### Set task:
Skip the pictures. Set down, word for word, the lines from the start of the material up to and including the line with "const TAIL = [0, 0.005, -0.005, 0];".

### Data lines:
-*-*-
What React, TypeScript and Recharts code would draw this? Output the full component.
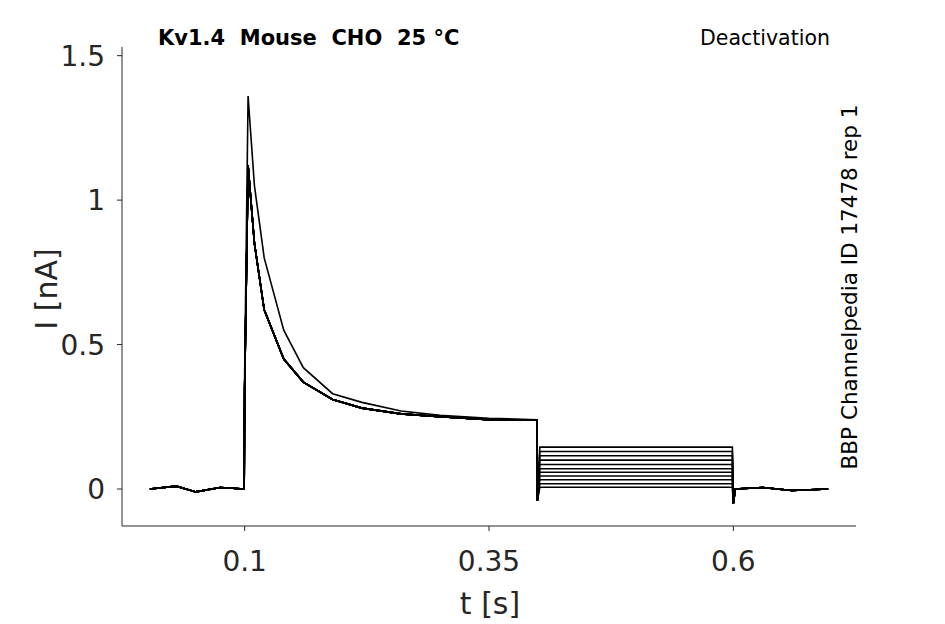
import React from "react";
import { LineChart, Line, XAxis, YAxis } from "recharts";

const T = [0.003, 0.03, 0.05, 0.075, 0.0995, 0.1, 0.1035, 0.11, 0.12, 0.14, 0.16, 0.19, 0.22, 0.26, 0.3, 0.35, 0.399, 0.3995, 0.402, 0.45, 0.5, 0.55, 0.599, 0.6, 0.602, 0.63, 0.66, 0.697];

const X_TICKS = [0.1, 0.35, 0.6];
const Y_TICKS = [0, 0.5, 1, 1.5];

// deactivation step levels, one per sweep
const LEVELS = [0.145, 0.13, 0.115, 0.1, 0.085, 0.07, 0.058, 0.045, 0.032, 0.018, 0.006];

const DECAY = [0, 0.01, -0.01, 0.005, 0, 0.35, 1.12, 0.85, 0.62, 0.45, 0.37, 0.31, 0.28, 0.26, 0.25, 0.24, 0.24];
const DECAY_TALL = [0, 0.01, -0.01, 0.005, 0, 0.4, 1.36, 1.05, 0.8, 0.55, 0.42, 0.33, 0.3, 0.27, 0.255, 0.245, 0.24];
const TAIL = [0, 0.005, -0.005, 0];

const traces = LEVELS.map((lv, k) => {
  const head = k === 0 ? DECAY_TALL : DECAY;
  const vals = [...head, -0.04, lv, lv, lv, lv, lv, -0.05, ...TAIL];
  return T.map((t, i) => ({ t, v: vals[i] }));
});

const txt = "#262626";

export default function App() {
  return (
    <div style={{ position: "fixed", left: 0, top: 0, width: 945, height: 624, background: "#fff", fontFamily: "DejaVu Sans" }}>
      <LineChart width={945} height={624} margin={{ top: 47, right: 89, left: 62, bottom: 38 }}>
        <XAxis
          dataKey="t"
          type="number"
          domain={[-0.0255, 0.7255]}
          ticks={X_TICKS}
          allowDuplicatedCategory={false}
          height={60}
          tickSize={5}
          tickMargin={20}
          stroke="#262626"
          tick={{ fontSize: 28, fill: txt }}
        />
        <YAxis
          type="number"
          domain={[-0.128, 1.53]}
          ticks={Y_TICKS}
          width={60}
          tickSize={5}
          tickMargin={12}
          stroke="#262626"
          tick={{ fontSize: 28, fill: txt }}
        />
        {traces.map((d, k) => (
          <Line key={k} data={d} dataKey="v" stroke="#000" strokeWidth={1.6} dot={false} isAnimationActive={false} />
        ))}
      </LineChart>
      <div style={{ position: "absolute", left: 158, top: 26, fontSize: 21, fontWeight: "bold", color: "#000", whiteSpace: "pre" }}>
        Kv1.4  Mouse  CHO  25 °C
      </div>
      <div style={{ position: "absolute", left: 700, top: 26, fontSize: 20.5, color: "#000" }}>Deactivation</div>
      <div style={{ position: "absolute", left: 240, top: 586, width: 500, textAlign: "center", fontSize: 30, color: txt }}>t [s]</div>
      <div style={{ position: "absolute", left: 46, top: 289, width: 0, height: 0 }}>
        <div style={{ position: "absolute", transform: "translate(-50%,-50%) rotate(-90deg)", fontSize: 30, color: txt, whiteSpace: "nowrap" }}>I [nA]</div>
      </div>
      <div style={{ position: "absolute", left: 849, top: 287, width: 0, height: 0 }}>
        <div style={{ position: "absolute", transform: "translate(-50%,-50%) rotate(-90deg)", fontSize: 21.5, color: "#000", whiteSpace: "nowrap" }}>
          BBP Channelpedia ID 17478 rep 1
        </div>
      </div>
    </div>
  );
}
-*-*-
### Task solution:
What React, TypeScript and Recharts code would draw this? Output the full component.
import React from "react";
import { LineChart, Line, XAxis, YAxis } from "recharts";

const T = [0.003, 0.03, 0.05, 0.075, 0.0995, 0.1, 0.1035, 0.11, 0.12, 0.14, 0.16, 0.19, 0.22, 0.26, 0.3, 0.35, 0.399, 0.3995, 0.402, 0.45, 0.5, 0.55, 0.599, 0.6, 0.602, 0.63, 0.66, 0.697];

const X_TICKS = [0.1, 0.35, 0.6];
const Y_TICKS = [0, 0.5, 1, 1.5];

// deactivation step levels, one per sweep
const LEVELS = [0.145, 0.13, 0.115, 0.1, 0.085, 0.07, 0.058, 0.045, 0.032, 0.018, 0.006];

const DECAY = [0, 0.01, -0.01, 0.005, 0, 0.35, 1.12, 0.85, 0.62, 0.45, 0.37, 0.31, 0.28, 0.26, 0.25, 0.24, 0.24];
const DECAY_TALL = [0, 0.01, -0.01, 0.005, 0, 0.4, 1.36, 1.05, 0.8, 0.55, 0.42, 0.33, 0.3, 0.27, 0.255, 0.245, 0.24];
const TAIL = [0, 0.005, -0.005, 0];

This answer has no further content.